[STATED PROBLEM]
Shown below is a listing with pictures; reproduce exactly, and only, the lines between the ones containing "Write a Python" and "def py(y): return 1 - y / H", inclusive, leaving the pictures out.

(A run of records)
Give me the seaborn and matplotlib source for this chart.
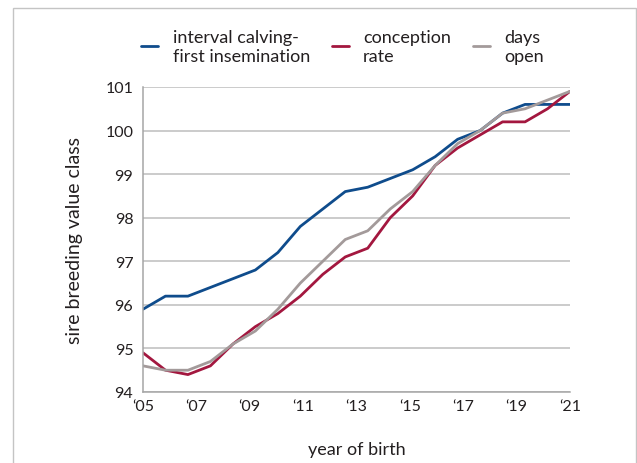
import numpy as np
import pandas as pd
import seaborn as sns
import matplotlib.pyplot as plt
from matplotlib.patches import Rectangle

# sire breeding value class per birth cohort, 2005 - 2021 (20 samples)
interval_cfi = [95.9, 96.2, 96.2, 96.4, 96.6, 96.8, 97.2, 97.8, 98.2, 98.6,
                98.7, 98.9, 99.1, 99.4, 99.8, 100.0, 100.4, 100.6, 100.6, 100.6]
conception = [94.9, 94.5, 94.4, 94.6, 95.1, 95.5, 95.8, 96.2, 96.7, 97.1,
              97.3, 98.0, 98.5, 99.2, 99.6, 99.9, 100.2, 100.2, 100.5, 100.9]
days_open = [94.6, 94.5, 94.5, 94.7, 95.1, 95.4, 95.9, 96.5, 97.0, 97.5,
             97.7, 98.2, 98.6, 99.2, 99.7, 100.0, 100.4, 100.5, 100.7, 100.9]
series_names = ['interval calving-\nfirst insemination', 'conception\nrate', 'days\nopen']
year_ticks = list(range(2005, 2022))
year_labels = ['\u2018' + str(y)[2:] if y % 2 == 1 else '' for y in year_ticks]

x = np.linspace(2005, 2021, len(interval_cfi))
df = pd.DataFrame({
    'year': np.concatenate([x, x, x]),
    'value': interval_cfi + conception + days_open,
    'series': np.repeat(series_names, len(x)),
})

sns.set_style('white')
plt.rcParams['font.family'] = ['Lato', 'DejaVu Sans']
text_col = '#231f20'
axis_col = '#a6a6a6'
palette = {series_names[0]: '#0f4c8c', series_names[1]: '#a3173f', series_names[2]: '#a39a9a'}

fig = plt.figure(figsize=(6.37, 4.64), dpi=100)
ax = fig.add_axes([143 / 637, 1 - 393 / 464, (570 - 143) / 637, (393 - 88) / 464])

sns.lineplot(data=df, x='year', y='value', hue='series', palette=palette,
             linewidth=2.0, ax=ax, legend=False)

ax.set_xlim(2005, 2021)
ax.set_ylim(94, 101)
ax.set_yticks(range(94, 102))
ax.set_xticks(year_ticks)
ax.set_xticklabels(year_labels)
ax.grid(axis='y', color='#bdbdbd', linewidth=1.1)
ax.set_axisbelow(True)
for s in ['top', 'right']:
    ax.spines[s].set_visible(False)
for s in ['left', 'bottom']:
    ax.spines[s].set_color(axis_col)
    ax.spines[s].set_linewidth(1.1)
ax.tick_params(axis='x', direction='in', length=4, color=axis_col, pad=5,
               labelsize=11.5, labelcolor=text_col)
ax.tick_params(axis='y', length=0, pad=7, labelsize=11.5, labelcolor=text_col)
ax.set_xlabel('year of birth', fontsize=13, color=text_col, labelpad=20)
ax.set_ylabel('sire breeding value class', fontsize=14, color=text_col, labelpad=16)

handles = [plt.Line2D([], [], color=palette[n], linewidth=2.0) for n in series_names]
fig.legend(handles, series_names, loc='upper left', bbox_to_anchor=(141 / 637, 1 - 30 / 464),
           ncol=3, frameon=False, fontsize=13, handlelength=0.95, handletextpad=0.8,
           columnspacing=1.2, borderpad=0, borderaxespad=0, labelspacing=0,
           labelcolor=text_col)

# thin page frame
fig.patches.append(Rectangle((13 / 637, -0.1), (636 - 13) / 637, 1.1 - 9 / 464,
                             transform=fig.transFigure, fill=False,
                             edgecolor='#c4c4c4', linewidth=1.0))

fig.savefig('out.png', dpi=100)
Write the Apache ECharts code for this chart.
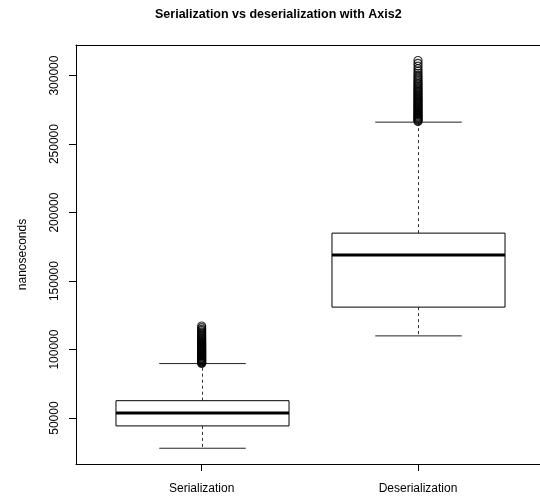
<!DOCTYPE html>
<html>
<head>
<meta charset="utf-8">
<script src="https://cdn.jsdelivr.net/npm/echarts@6/dist/echarts.min.js"></script>
<style>
html,body{margin:0;padding:0;background:#fff;}
#chart{width:540px;height:499px;}
</style>
</head>
<body>
<div id="chart"></div>
<script>
// box statistics
var categories=['Serialization','Deserialization'];
var lowerWhisker=[28000,110000];
var q1=[44300,131000];
var median=[53800,169100];
var q3=[62700,185000];
var upperWhisker=[89800,266000];
var yTicks=[50000,100000,150000,200000,250000,300000];

// outliers (dense columns of circles above the upper whisker)
var serOutliers=[89900,90400,90800,91300,91700,92200,92600,93100,93500,94000,94600,95100,95500,96000,96600,97100,97500,98100,98600,99000,99600,100100,100700,101200,101800,102300,102900,103500,104000,104600,105200,105900,106500,107200,107900,108600,109400,110200,111000,111900,112800,113900,114800,116000,117200];
var desOutliers=[266400,267000,267700,268300,269000,269600,270300,271000,271600,272300,273000,273700,274400,275100,275800,276600,277300,278000,278800,279500,280300,281000,281800,282600,283400,284200,285000,285900,286700,287600,288500,289400,290300,291300,292200,293200,294200,295300,296400,297600,298900,300200,301700,303300,305000,306900,308900,311000];

var font='"Liberation Sans", Arial, sans-serif';

var boxData=[];
for(var i=0;i<categories.length;i++){
	boxData.push([i+1,lowerWhisker[i],q1[i],median[i],q3[i],upperWhisker[i]]);
}
var outlierData=serOutliers.map(function(v){return [1,v];})
	.concat(desOutliers.map(function(v){return [2,v];}));

// R style box: dashed whiskers, solid caps, thick median
function renderBox(params,api){
	var x=api.value(0);
	var half=api.size([0.4,0])[0];
	var cap=half/2;
	var lo=api.coord([x,api.value(1)]);
	var b1=api.coord([x,api.value(2)]);
	var md=api.coord([x,api.value(3)]);
	var b3=api.coord([x,api.value(4)]);
	var hi=api.coord([x,api.value(5)]);
	var cx=Math.round(md[0])+0.5;
	var dash={stroke:'#333',lineWidth:1,lineDash:[3,3]};
	var solid={stroke:'#222',lineWidth:1};
	return {
		type:'group',
		children:[
			{type:'line',shape:{x1:cx,y1:b3[1],x2:cx,y2:hi[1]},style:dash},
			{type:'line',shape:{x1:cx,y1:b1[1],x2:cx,y2:lo[1]},style:dash},
			{type:'line',shape:{x1:cx-cap,y1:hi[1],x2:cx+cap,y2:hi[1]},style:solid},
			{type:'line',shape:{x1:cx-cap,y1:lo[1],x2:cx+cap,y2:lo[1]},style:solid},
			{type:'rect',shape:{x:cx-half,y:b3[1],width:half*2,height:b1[1]-b3[1]},style:{fill:'#fff',stroke:'#000',lineWidth:1}},
			{type:'line',shape:{x1:cx-half,y1:md[1],x2:cx+half,y2:md[1]},style:{stroke:'#000',lineWidth:3}}
		]
	};
}

var mychart=echarts.init(document.getElementById('chart'),null,{renderer:'canvas'});
var option={
	animation:false,
	backgroundColor:'#fff',
	title:{
		text:'Serialization vs deserialization with Axis2',
		left:155,
		top:8,
		padding:0,
		textStyle:{fontFamily:font,fontSize:12.5,fontWeight:'bold',color:'#000'}
	},
	// plot region runs past the right edge of the picture, so no right border
	grid:{
		left:76,
		right:0,
		top:45,
		bottom:35
	},
	xAxis:[
		{
			type:'value',
			min:0.419,
			max:2.564,
			axisLine:{show:true,onZero:false,lineStyle:{color:'#000',width:1}},
			splitLine:{show:false},
			axisTick:{show:true,length:7,customValues:[1,2],lineStyle:{color:'#000'}},
			axisLabel:{
				customValues:[1,2],
				margin:19,
				fontFamily:font,
				fontSize:12,
				color:'#000',
				formatter:function(v){return categories[Math.round(v)-1];}
			}
		},
		{
			type:'value',
			position:'top',
			min:0.419,
			max:2.564,
			axisLine:{show:true,onZero:false,lineStyle:{color:'#000',width:1}},
			splitLine:{show:false},
			axisTick:{show:false},
			axisLabel:{show:false}
		}
	],
	yAxis:{
		type:'value',
		min:16500,
		max:322300,
		name:'nanoseconds',
		nameLocation:'middle',
		nameGap:47,
		nameTextStyle:{fontFamily:font,fontSize:12,color:'#000'},
		axisLine:{show:true,onZero:false,lineStyle:{color:'#000',width:1}},
		splitLine:{show:false},
		axisTick:{show:true,length:7,customValues:yTicks,lineStyle:{color:'#000'}},
		axisLabel:{
			customValues:yTicks,
			rotate:90,
			margin:15,
			fontFamily:font,
			fontSize:12,
			color:'#000',
			formatter:function(v){return String(v);}
		}
	},
	series:[
		{
			type:'custom',
			renderItem:renderBox,
			data:boxData,
			encode:{x:0,y:[1,2,3,4,5]},
			z:2
		},
		{
			type:'scatter',
			data:outlierData,
			symbol:'circle',
			symbolSize:8,
			itemStyle:{color:'rgba(0,0,0,0)',borderColor:'#000',borderWidth:1.2},
			z:3
		}
	]
};
mychart.setOption(option);
</script>
</body>
</html>
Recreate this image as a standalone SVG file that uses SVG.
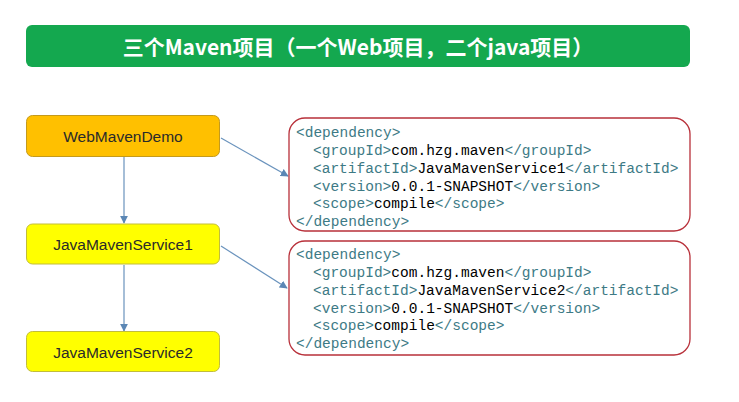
<svg xmlns="http://www.w3.org/2000/svg" width="739" height="402" viewBox="0 0 739 402">
<defs>
<style>
.node rect{stroke-width:1;}
.lbl{font-family:"Liberation Sans",Arial,sans-serif;font-size:15.5px;fill:#2a2a2a;text-anchor:middle;dominant-baseline:central;}
.code{font-family:"Liberation Mono","DejaVu Sans Mono",monospace;font-size:14.5px;fill:#3d7a85;}
.code .v{fill:#000;}
.cbox{fill:#fff;stroke:#b8303a;stroke-width:1.3;}
.conn line{stroke:#6a93bd;stroke-width:1.2;}
</style>
<marker id="ah" viewBox="0 0 10 10" refX="9" refY="5" markerWidth="8" markerHeight="8" markerUnits="userSpaceOnUse" orient="auto">
<path d="M0,0 L10,5 L0,10 Z" fill="#5b87b5"/>
</marker>
</defs>
<rect width="739" height="402" fill="#fff"/>
<g id="banner">
<rect x="26" y="25" width="664" height="42" rx="6" fill="#14a84f"/>
<text x="358" y="46" font-family="'Noto Sans CJK SC','Liberation Sans',sans-serif" font-size="21" font-weight="bold" fill="#fff" text-anchor="middle" dominant-baseline="central">三个Maven项目（一个Web项目，二个java项目）</text>
</g>
<g class="conn">
<line x1="124" y1="157" x2="124" y2="223" marker-end="url(#ah)"/>
<line x1="124" y1="265" x2="124" y2="331" marker-end="url(#ah)"/>
<line x1="221" y1="138" x2="288" y2="176" marker-end="url(#ah)"/>
<line x1="221" y1="246" x2="287" y2="288" marker-end="url(#ah)"/>
</g>
<g id="WebMavenDemo" class="node">
<rect x="26.5" y="115.5" width="193" height="41" rx="6" fill="#ffc000" stroke="#c49a1c"/>
<text class="lbl" x="123" y="136">WebMavenDemo</text>
</g>
<g id="JavaMavenService1" class="node">
<rect x="26.5" y="224" width="193" height="40" rx="6" fill="#ffff00" stroke="#c2bd3a"/>
<text class="lbl" x="123" y="244">JavaMavenService1</text>
</g>
<g id="JavaMavenService2" class="node">
<rect x="26.5" y="331.5" width="193" height="40" rx="6" fill="#ffff00" stroke="#c2bd3a"/>
<text class="lbl" x="123" y="352">JavaMavenService2</text>
</g>
<g id="dep1">
<rect class="cbox" x="289" y="118" width="401" height="113" rx="16"/>
<text class="code" x="296" y="137">&lt;dependency&gt;</text>
<text class="code" x="313" y="155">&lt;groupId&gt;<tspan class="v">com.hzg.maven</tspan>&lt;/groupId&gt;</text>
<text class="code" x="313" y="173">&lt;artifactId&gt;<tspan class="v">JavaMavenService1</tspan>&lt;/artifactId&gt;</text>
<text class="code" x="313" y="191">&lt;version&gt;<tspan class="v">0.0.1-SNAPSHOT</tspan>&lt;/version&gt;</text>
<text class="code" x="313" y="208">&lt;scope&gt;<tspan class="v">compile</tspan>&lt;/scope&gt;</text>
<text class="code" x="296" y="226">&lt;/dependency&gt;</text>
</g>
<g id="dep2">
<rect class="cbox" x="289" y="241" width="401" height="114" rx="16"/>
<text class="code" x="296" y="259">&lt;dependency&gt;</text>
<text class="code" x="313" y="277">&lt;groupId&gt;<tspan class="v">com.hzg.maven</tspan>&lt;/groupId&gt;</text>
<text class="code" x="313" y="295">&lt;artifactId&gt;<tspan class="v">JavaMavenService2</tspan>&lt;/artifactId&gt;</text>
<text class="code" x="313" y="313">&lt;version&gt;<tspan class="v">0.0.1-SNAPSHOT</tspan>&lt;/version&gt;</text>
<text class="code" x="313" y="330">&lt;scope&gt;<tspan class="v">compile</tspan>&lt;/scope&gt;</text>
<text class="code" x="296" y="348">&lt;/dependency&gt;</text>
</g>
</svg>
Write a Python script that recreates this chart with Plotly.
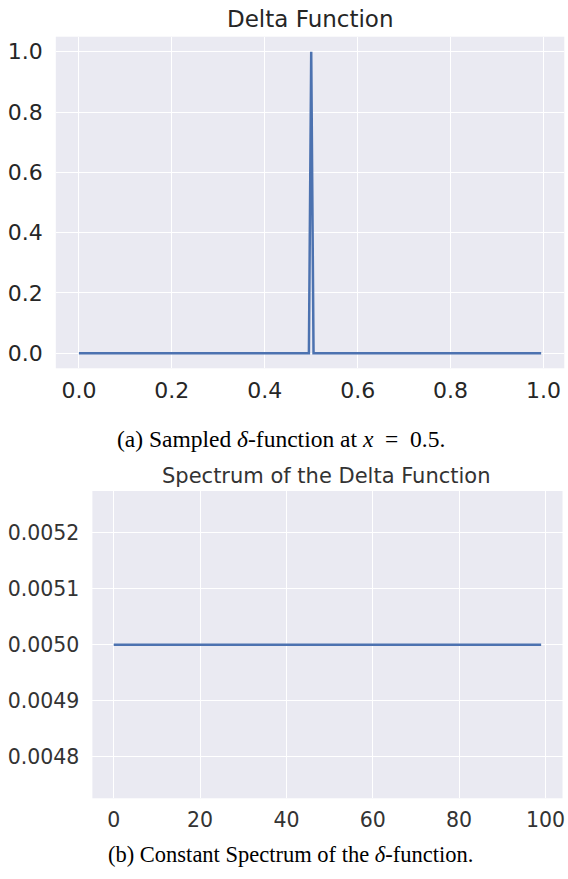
import plotly.graph_objects as go

# ---- data ----
# (a) sampled delta function: 200 samples on [0, 1), spike at x = 0.5
sample_x = [i / 200 for i in range(200)]
delta_values = [0.0] * 100 + [1.0] + [0.0] * 99

# (b) spectrum of the delta function: constant
freq_index = list(range(100))
spectrum_values = [0.005] * 100

top_xticks = [0.0, 0.2, 0.4, 0.6, 0.8, 1.0]
top_yticks = [0.0, 0.2, 0.4, 0.6, 0.8, 1.0]
bot_xticks = [0, 20, 40, 60, 80, 100]
bot_yticks = [0.0048, 0.0049, 0.0050, 0.0051, 0.0052]

W, H = 568, 879
def px(x): return x / W
def py(y): return 1 - y / H

LINE = "#4C72B0"
BG = "#EAEAF2"
SANS = "DejaVu Sans"
SERIF = "Liberation Serif"

fig = go.Figure()
fig.add_trace(go.Scatter(x=sample_x, y=delta_values, mode="lines",
                         line=dict(color=LINE, width=2.5),
                         xaxis="x", yaxis="y", showlegend=False))
fig.add_trace(go.Scatter(x=freq_index, y=spectrum_values, mode="lines",
                         line=dict(color=LINE, width=2.5),
                         xaxis="x2", yaxis="y2", showlegend=False))

common = dict(showgrid=True, gridcolor="white", gridwidth=1.4, zeroline=False,
              showline=False, ticks="")

fig.update_layout(
    width=W, height=H,
    margin=dict(l=0, r=0, t=0, b=0),
    paper_bgcolor="white",
    plot_bgcolor=BG,
    xaxis=dict(domain=[px(56), px(566.3)], range=[-0.04975, 1.04475],
               tickvals=top_xticks, ticktext=[f"{v:.1f}" for v in top_xticks],
               tickfont=dict(family=SANS, size=22, color="#262626"),
               ticklabelstandoff=7, anchor="y", **common),
    yaxis=dict(domain=[py(368.3), py(36.7)], range=[-0.05, 1.05],
               tickvals=top_yticks, ticktext=[f"{v:.1f}" for v in top_yticks],
               tickfont=dict(family=SANS, size=22, color="#262626"),
               ticklabelstandoff=12, anchor="x", **common),
    xaxis2=dict(domain=[px(92.7), px(564.5)], range=[-4.95, 103.95],
                tickvals=bot_xticks, ticktext=[str(v) for v in bot_xticks],
                tickfont=dict(family=SANS, size=20.5, color="#333333"),
                ticklabelstandoff=7, anchor="y2", **common),
    yaxis2=dict(domain=[py(798.3), py(491)], range=[0.004725, 0.005275],
                tickvals=bot_yticks, ticktext=[f"{v:.4f}" for v in bot_yticks],
                tickfont=dict(family=SANS, size=20.5, color="#333333"),
                ticklabelstandoff=12, anchor="x2", **common),
)

annotations = [
    dict(text="Delta Function", x=px(311.5), y=py(19.5),
         font=dict(family=SANS, size=23, color="#262626")),
    dict(text="Spectrum of the Delta Function", x=px(328), y=py(476),
         font=dict(family=SANS, size=21, color="#333333")),
    dict(text="(a) Sampled <i>δ</i>-function at <i>x</i>\u2002=\u20020.5.", x=px(281.5), y=py(438.5),
         font=dict(family=SERIF, size=23.5, color="black")),
    dict(text="(b) Constant Spectrum of the <i>δ</i>-function.", x=px(292), y=py(854),
         font=dict(family=SERIF, size=22.5, color="black")),
]
for a in annotations:
    fig.add_annotation(xref="paper", yref="paper", showarrow=False,
                       xanchor="center", yanchor="middle", **a)

fig.write_html("out.html",
               config={"displayModeBar": False},
               post_script="document.body.style.margin='0';"
                           "document.body.style.padding='0';"
                           "document.body.style.overflow='hidden';")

[ANSWER TO THIS PROBLEM]
Write a Python script that recreates this chart with Plotly.
import plotly.graph_objects as go

# ---- data ----
# (a) sampled delta function: 200 samples on [0, 1), spike at x = 0.5
sample_x = [i / 200 for i in range(200)]
delta_values = [0.0] * 100 + [1.0] + [0.0] * 99

# (b) spectrum of the delta function: constant
freq_index = list(range(100))
spectrum_values = [0.005] * 100

top_xticks = [0.0, 0.2, 0.4, 0.6, 0.8, 1.0]
top_yticks = [0.0, 0.2, 0.4, 0.6, 0.8, 1.0]
bot_xticks = [0, 20, 40, 60, 80, 100]
bot_yticks = [0.0048, 0.0049, 0.0050, 0.0051, 0.0052]

W, H = 568, 879
def px(x): return x / W
def py(y): return 1 - y / H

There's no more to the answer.